The listing below is the input. Say how many of its lines contain "React", giving the number alone.

* * *

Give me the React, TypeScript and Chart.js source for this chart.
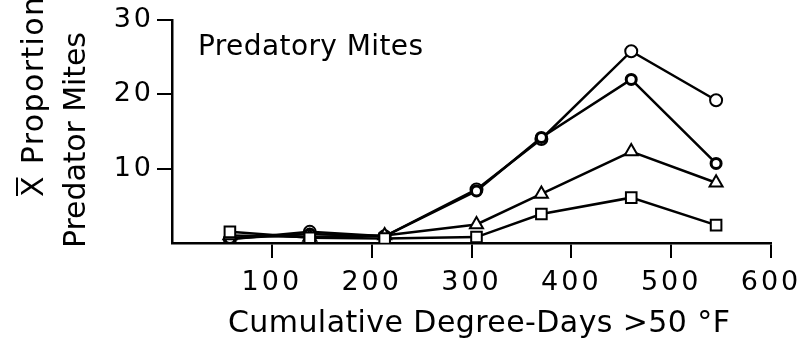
import React, { useEffect, useRef } from "react";
import { Chart, registerables } from "chart.js";

Chart.register(...registerables);

// ---- data ----
const degreeDays = [58, 138, 213, 305, 370, 460, 545];
const seriesOpenCircle = [0.5, 1.5, 0.9, 7.2, 14.0, 25.8, 19.2];
const seriesBoldCircle = [0.6, 1.2, 0.9, 7.0, 14.2, 22.0, 10.7];
const seriesTriangle = [1.0, 0.8, 1.0, 2.5, 6.6, 12.3, 8.1];
const seriesSquare = [1.5, 0.7, 0.6, 0.8, 3.9, 6.1, 2.4];
const xTickValues = [100, 200, 300, 400, 500, 600];
const yTickValues = [10, 20, 30];
const panelLabel = "Predatory Mites";
const xTitle = "Cumulative Degree-Days >50 °F";
const yTitleLine1 = "X Proportion";
const yTitleLine2 = "Predator Mites";

const FONT = '"DejaVu Sans", sans-serif';
const INK = "#000";

function pts(ys: number[]) {
  return ys.map((y, i) => ({ x: degreeDays[i], y }));
}

function fitText(ctx: CanvasRenderingContext2D, text: string, x: number, y: number, width: number) {
  (ctx as any).letterSpacing = "0px";
  const w = ctx.measureText(text).width;
  const ls = (width - w) / Math.max(1, text.length - 1);
  (ctx as any).letterSpacing = ls + "px";
  ctx.fillText(text, x, y);
  (ctx as any).letterSpacing = "0px";
}

const spacingPlugin = {
  id: "spacingPlugin",
  beforeDraw(chart: any) {
    (chart.ctx as any).letterSpacing = "3px";
  },
  beforeDatasetsDraw(chart: any) {
    (chart.ctx as any).letterSpacing = "0px";
  },
};

const textPlugin = {
  id: "textPlugin",
  afterDraw(chart: any) {
    const ctx: CanvasRenderingContext2D = chart.ctx;
    ctx.save();
    ctx.fillStyle = INK;
    ctx.strokeStyle = INK;
    ctx.textAlign = "left";
    ctx.textBaseline = "alphabetic";

    // panel label
    ctx.font = `28px ${FONT}`;
    fitText(ctx, panelLabel, 198, 55, 225);

    // x title
    ctx.font = `30px ${FONT}`;
    fitText(ctx, xTitle, 228, 332, 502);

    // y title line 1 (with overline on X)
    ctx.save();
    ctx.translate(43, 197);
    ctx.rotate(-Math.PI / 2);
    ctx.font = `30px ${FONT}`;
    fitText(ctx, yTitleLine1, 0, 0, 200);
    (ctx as any).letterSpacing = "0px";
    const wX = ctx.measureText("X").width;
    ctx.lineWidth = 2;
    ctx.beginPath();
    ctx.moveTo(1, -26);
    ctx.lineTo(wX - 1, -26);
    ctx.stroke();
    ctx.restore();

    // y title line 2
    ctx.save();
    ctx.translate(85, 248);
    ctx.rotate(-Math.PI / 2);
    ctx.font = `30px ${FONT}`;
    fitText(ctx, yTitleLine2, 0, 0, 216);
    ctx.restore();

    ctx.restore();
  },
};

export default function App() {
  const ref = useRef<HTMLCanvasElement | null>(null);

  useEffect(() => {
    if (!ref.current) return;
    const common = {
      borderColor: INK,
      backgroundColor: "#fff",
      pointBackgroundColor: "#fff",
      pointBorderColor: INK,
      borderWidth: 2.5,
      pointBorderWidth: 2,
      showLine: true,
      fill: false,
      tension: 0,
    };
    const chart = new Chart(ref.current, {
      type: "scatter",
      data: {
        datasets: [
          { ...common, label: "a", data: pts(seriesSquare), pointStyle: "rect", pointRadius: 7.5 },
          { ...common, label: "b", data: pts(seriesTriangle), pointStyle: "triangle", pointRadius: 7.5 },
          { ...common, label: "c", data: pts(seriesBoldCircle), pointStyle: "circle", pointRadius: 5, pointBorderWidth: 3 },
          { ...common, label: "d", data: pts(seriesOpenCircle), pointStyle: "circle", pointRadius: 6 },
        ],
      },
      options: {
        responsive: false,
        animation: false,
        layout: { padding: { top: 20, right: 36, left: 0, bottom: 0 } },
        plugins: {
          legend: { display: false },
          tooltip: { enabled: false },
          title: { display: false },
        },
        scales: {
          x: {
            type: "linear",
            min: 0,
            max: 600,
            afterBuildTicks: (s: any) => {
              s.ticks = [0, ...xTickValues].map((v) => ({ value: v }));
            },
            afterFit: (s: any) => {
              s.height = 103;
            },
            border: { display: true, color: INK, width: 2.5 },
            grid: {
              drawOnChartArea: false,
              drawTicks: true,
              tickLength: 15,
              lineWidth: 2,
              color: (c: any) => (c.tick && c.tick.value === 0 ? "rgba(0,0,0,0)" : INK),
            },
            ticks: {
              color: INK,
              padding: 9,
              maxRotation: 0,
              autoSkip: false,
              font: { family: FONT, size: 27 },
              callback: (v: any) => (v === 0 ? "" : String(v)),
            },
          },
          y: {
            type: "linear",
            min: 0,
            max: 30,
            afterBuildTicks: (s: any) => {
              s.ticks = [0, ...yTickValues].map((v) => ({ value: v }));
            },
            afterFit: (s: any) => {
              s.width = 172;
            },
            border: { display: true, color: INK, width: 2.5 },
            grid: {
              drawOnChartArea: false,
              drawTicks: true,
              tickLength: 15,
              lineWidth: 2,
              color: (c: any) => (c.tick && c.tick.value === 0 ? "rgba(0,0,0,0)" : INK),
            },
            ticks: {
              color: INK,
              padding: 3,
              autoSkip: false,
              font: { family: FONT, size: 27 },
              callback: (v: any) => (v === 0 ? "" : String(v)),
            },
          },
        },
      },
      plugins: [spacingPlugin, textPlugin],
    });
    return () => chart.destroy();
  }, []);

  return (
    <div style={{ position: "absolute", left: 0, top: 0, width: 807, height: 346, background: "#fff" }}>
      <canvas ref={ref} width={807} height={346} style={{ width: 807, height: 346, display: "block" }} />
    </div>
  );
}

* * *

The response
2